# Given problem
Every line of the material is to be quoted verbatim, minus the pictures.

# Stored data
····················

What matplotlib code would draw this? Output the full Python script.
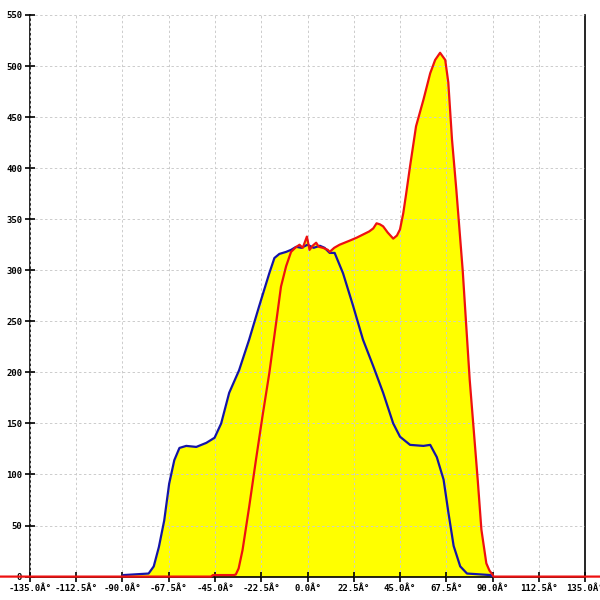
import matplotlib

matplotlib.use("Agg")
import matplotlib.pyplot as plt

# angle (deg) / value pairs
blue_deg = [-90.2, -89.5, -77.3, -74.8, -72.3, -69.7, -67.3, -64.8, -62.3, -59.0,
            -54.1, -49.2, -45.2, -42.0, -38.1, -33.3, -28.4, -23.5, -18.6, -16.1,
            -13.7, -10.4, -8.0, -5.5, -3.0, 0.0, 3.0, 6.0, 8.3, 10.8,
            13.2, 17.3, 22.2, 27.0, 32.0, 36.8, 41.7, 45.0, 49.9, 56.4,
            59.7, 62.9, 66.2, 68.6, 71.1, 74.3, 77.6, 89.0, 90.0]
blue_val = [0, 1.5, 3, 10, 29, 55, 91, 114, 126, 128,
            127, 131, 136, 150, 180, 202, 232, 265, 297, 312,
            316, 318, 320, 323, 322, 325, 322, 324, 322, 317,
            317, 297, 265, 232, 206, 180, 150, 137, 129, 128,
            129, 117, 95, 62, 30, 10, 3, 1.5, 0]

red_deg = [-150, -47, -46, -36, -34.9, -33.5, -31.6, -28.4, -25.1, -21.9,
           -18.6, -15.3, -12.9, -10.4, -8.0, -6.0, -3.9, -2.3, -0.3, 1.0,
           2.5, 4.2, 5.5, 7.5, 9.9, 10.8, 13.0, 15.6, 20.5, 24.0,
           27.0, 30.0, 32.0, 33.6, 35.2, 36.8, 39.0, 41.7, 43.5, 45.0,
           46.6, 48.0, 49.9, 52.8, 56.4, 59.7, 62.1, 64.5, 67.0, 68.5,
           70.3, 72.4, 75.5, 78.9, 82.8, 84.6, 87.0, 88.5, 90.0, 90.5, 143]
red_val = [0, 0, 1.5, 1.5, 2, 8, 26, 68, 114, 157,
           199, 248, 284, 304, 318, 322, 325, 322, 333, 320,
           324, 327, 323, 322, 320, 318, 322, 325, 329, 332,
           335, 338, 341, 346, 345, 343, 337, 331, 334, 340,
           356, 375, 402, 441, 467, 493, 506, 513, 506, 484,
           428, 379, 300, 193, 95, 46, 13, 6, 2, 0, 0]

x_ticks = [-135.0, -112.5, -90.0, -67.5, -45.0, -22.5, 0.0, 22.5, 45.0, 67.5, 90.0, 112.5, 135.0]
y_ticks = [0, 50, 100, 150, 200, 250, 300, 350, 400, 450, 500, 550]

fig = plt.figure(figsize=(6, 6), dpi=100)
ax = fig.add_axes([0.05, 0.039, 0.925, 0.936])

ax.fill_between(blue_deg, blue_val, 0, color="#ffff00", lw=0, zorder=1)
ax.fill_between(red_deg, red_val, 0, color="#ffff00", lw=0, zorder=1)
ax.plot(blue_deg, blue_val, color="#1414a8", lw=1.6, zorder=3)
ax.plot(red_deg, red_val, color="#ee1111", lw=1.6, zorder=4, clip_on=False)

ax.set_xlim(-135, 135)
ax.set_ylim(0, 550)
ax.set_xticks(x_ticks)
ax.set_xticklabels([f"{t:.1f}Â°" for t in x_ticks])
ax.set_yticks(y_ticks)
ax.set_yticklabels([str(t) for t in y_ticks])

ax.set_axisbelow(False)
ax.grid(True, color="#cccccc", linestyle=(0, (2.5, 2.5)), linewidth=0.7)
ax.spines["top"].set_visible(False)
for s in ("left", "right", "bottom"):
    ax.spines[s].set_linewidth(1.2)
ax.tick_params(direction="inout", length=7, width=1.2, pad=2,
               labelsize=6.5)
for lab in ax.get_xticklabels() + ax.get_yticklabels():
    lab.set_family("DejaVu Sans Mono")
    lab.set_fontweight("bold")

fig.savefig("out.png", dpi=100)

····················

# Solution below
What matplotlib code would draw this? Output the full Python script.
import matplotlib

matplotlib.use("Agg")
import matplotlib.pyplot as plt

# angle (deg) / value pairs
blue_deg = [-90.2, -89.5, -77.3, -74.8, -72.3, -69.7, -67.3, -64.8, -62.3, -59.0,
            -54.1, -49.2, -45.2, -42.0, -38.1, -33.3, -28.4, -23.5, -18.6, -16.1,
            -13.7, -10.4, -8.0, -5.5, -3.0, 0.0, 3.0, 6.0, 8.3, 10.8,
            13.2, 17.3, 22.2, 27.0, 32.0, 36.8, 41.7, 45.0, 49.9, 56.4,
            59.7, 62.9, 66.2, 68.6, 71.1, 74.3, 77.6, 89.0, 90.0]
blue_val = [0, 1.5, 3, 10, 29, 55, 91, 114, 126, 128,
            127, 131, 136, 150, 180, 202, 232, 265, 297, 312,
            316, 318, 320, 323, 322, 325, 322, 324, 322, 317,
            317, 297, 265, 232, 206, 180, 150, 137, 129, 128,
            129, 117, 95, 62, 30, 10, 3, 1.5, 0]

red_deg = [-150, -47, -46, -36, -34.9, -33.5, -31.6, -28.4, -25.1, -21.9,
           -18.6, -15.3, -12.9, -10.4, -8.0, -6.0, -3.9, -2.3, -0.3, 1.0,
           2.5, 4.2, 5.5, 7.5, 9.9, 10.8, 13.0, 15.6, 20.5, 24.0,
           27.0, 30.0, 32.0, 33.6, 35.2, 36.8, 39.0, 41.7, 43.5, 45.0,
           46.6, 48.0, 49.9, 52.8, 56.4, 59.7, 62.1, 64.5, 67.0, 68.5,
           70.3, 72.4, 75.5, 78.9, 82.8, 84.6, 87.0, 88.5, 90.0, 90.5, 143]
red_val = [0, 0, 1.5, 1.5, 2, 8, 26, 68, 114, 157,
           199, 248, 284, 304, 318, 322, 325, 322, 333, 320,
           324, 327, 323, 322, 320, 318, 322, 325, 329, 332,
           335, 338, 341, 346, 345, 343, 337, 331, 334, 340,
           356, 375, 402, 441, 467, 493, 506, 513, 506, 484,
           428, 379, 300, 193, 95, 46, 13, 6, 2, 0, 0]

x_ticks = [-135.0, -112.5, -90.0, -67.5, -45.0, -22.5, 0.0, 22.5, 45.0, 67.5, 90.0, 112.5, 135.0]
y_ticks = [0, 50, 100, 150, 200, 250, 300, 350, 400, 450, 500, 550]

fig = plt.figure(figsize=(6, 6), dpi=100)
ax = fig.add_axes([0.05, 0.039, 0.925, 0.936])

ax.fill_between(blue_deg, blue_val, 0, color="#ffff00", lw=0, zorder=1)
ax.fill_between(red_deg, red_val, 0, color="#ffff00", lw=0, zorder=1)
ax.plot(blue_deg, blue_val, color="#1414a8", lw=1.6, zorder=3)
ax.plot(red_deg, red_val, color="#ee1111", lw=1.6, zorder=4, clip_on=False)

ax.set_xlim(-135, 135)
ax.set_ylim(0, 550)
ax.set_xticks(x_ticks)
ax.set_xticklabels([f"{t:.1f}Â°" for t in x_ticks])
ax.set_yticks(y_ticks)
ax.set_yticklabels([str(t) for t in y_ticks])

ax.set_axisbelow(False)
ax.grid(True, color="#cccccc", linestyle=(0, (2.5, 2.5)), linewidth=0.7)
ax.spines["top"].set_visible(False)
for s in ("left", "right", "bottom"):
    ax.spines[s].set_linewidth(1.2)
ax.tick_params(direction="inout", length=7, width=1.2, pad=2,
               labelsize=6.5)
for lab in ax.get_xticklabels() + ax.get_yticklabels():
    lab.set_family("DejaVu Sans Mono")
    lab.set_fontweight("bold")

fig.savefig("out.png", dpi=100)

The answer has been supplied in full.